[start Recorded data]
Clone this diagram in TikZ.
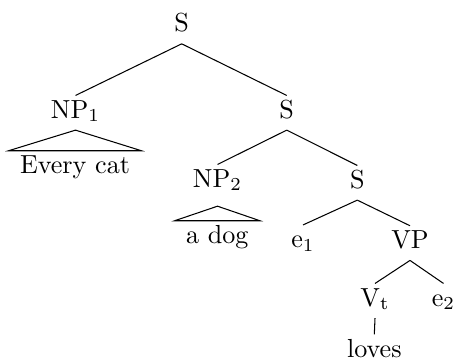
\documentclass[tikz,border=0pt]{standalone}
\usepackage{amsmath}

\begin{document}
\begin{tikzpicture}[x=0.383pt, y=-0.383pt,
  every node/.style={anchor=base, inner sep=1.44pt, text height=7pt, text depth=3pt},
  roof/.style={inner xsep=4.2pt}]
\useasboundingbox (0,0) rectangle (456,362);
% tree nodes
\node (s0) at (181.7,31.7) {S};
\node (np1) at (75.5,118) {NP$_1$};
\node (s1) at (286.7,118) {S};
\node (np2) at (217.5,187) {NP$_2$};
\node (s2) at (357.3,188) {S};
\node (e1) at (303,247.5) {e$_1$};
\node (vp) at (410,248.3) {VP};
\node (vt) at (375,306) {V$_{\mathrm{t}}$};
\node (e2) at (443.5,306) {e$_2$};
% leaves
\node[roof] (every) at (75,173.3) {Every cat};
\node[roof] (adog) at (217.3,243.3) {a dog};
\node (loves) at (374.3,357) {loves};
% branches
\draw (s0.south) -- (np1.north);
\draw (s0.south) -- (s1.north);
\draw (s1.south) -- (np2.north);
\draw (s1.south) -- (s2.north);
\draw (s2.south) -- (e1.north);
\draw (s2.south) -- (vp.north);
\draw (vp.south) -- (vt.north);
\draw (vp.south) -- (e2.north);
\draw (vt.south) -- (loves.north);
% roofs
\draw (np1.south) -- (every.north west) -- (every.north east) -- cycle;
\draw ([yshift=-2.7pt]np2.south) -- (adog.north west) -- (adog.north east) -- cycle;
\end{tikzpicture}
\end{document}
[end Recorded data]
* _Set problem_
Give the data again exactly as written, with all pictures left out.

* _Response to the exercise_
Clone this diagram in TikZ.
\documentclass[tikz,border=0pt]{standalone}
\usepackage{amsmath}

\begin{document}
\begin{tikzpicture}[x=0.383pt, y=-0.383pt,
  every node/.style={anchor=base, inner sep=1.44pt, text height=7pt, text depth=3pt},
  roof/.style={inner xsep=4.2pt}]
\useasboundingbox (0,0) rectangle (456,362);
% tree nodes
\node (s0) at (181.7,31.7) {S};
\node (np1) at (75.5,118) {NP$_1$};
\node (s1) at (286.7,118) {S};
\node (np2) at (217.5,187) {NP$_2$};
\node (s2) at (357.3,188) {S};
\node (e1) at (303,247.5) {e$_1$};
\node (vp) at (410,248.3) {VP};
\node (vt) at (375,306) {V$_{\mathrm{t}}$};
\node (e2) at (443.5,306) {e$_2$};
% leaves
\node[roof] (every) at (75,173.3) {Every cat};
\node[roof] (adog) at (217.3,243.3) {a dog};
\node (loves) at (374.3,357) {loves};
% branches
\draw (s0.south) -- (np1.north);
\draw (s0.south) -- (s1.north);
\draw (s1.south) -- (np2.north);
\draw (s1.south) -- (s2.north);
\draw (s2.south) -- (e1.north);
\draw (s2.south) -- (vp.north);
\draw (vp.south) -- (vt.north);
\draw (vp.south) -- (e2.north);
\draw (vt.south) -- (loves.north);
% roofs
\draw (np1.south) -- (every.north west) -- (every.north east) -- cycle;
\draw ([yshift=-2.7pt]np2.south) -- (adog.north west) -- (adog.north east) -- cycle;
\end{tikzpicture}
\end{document}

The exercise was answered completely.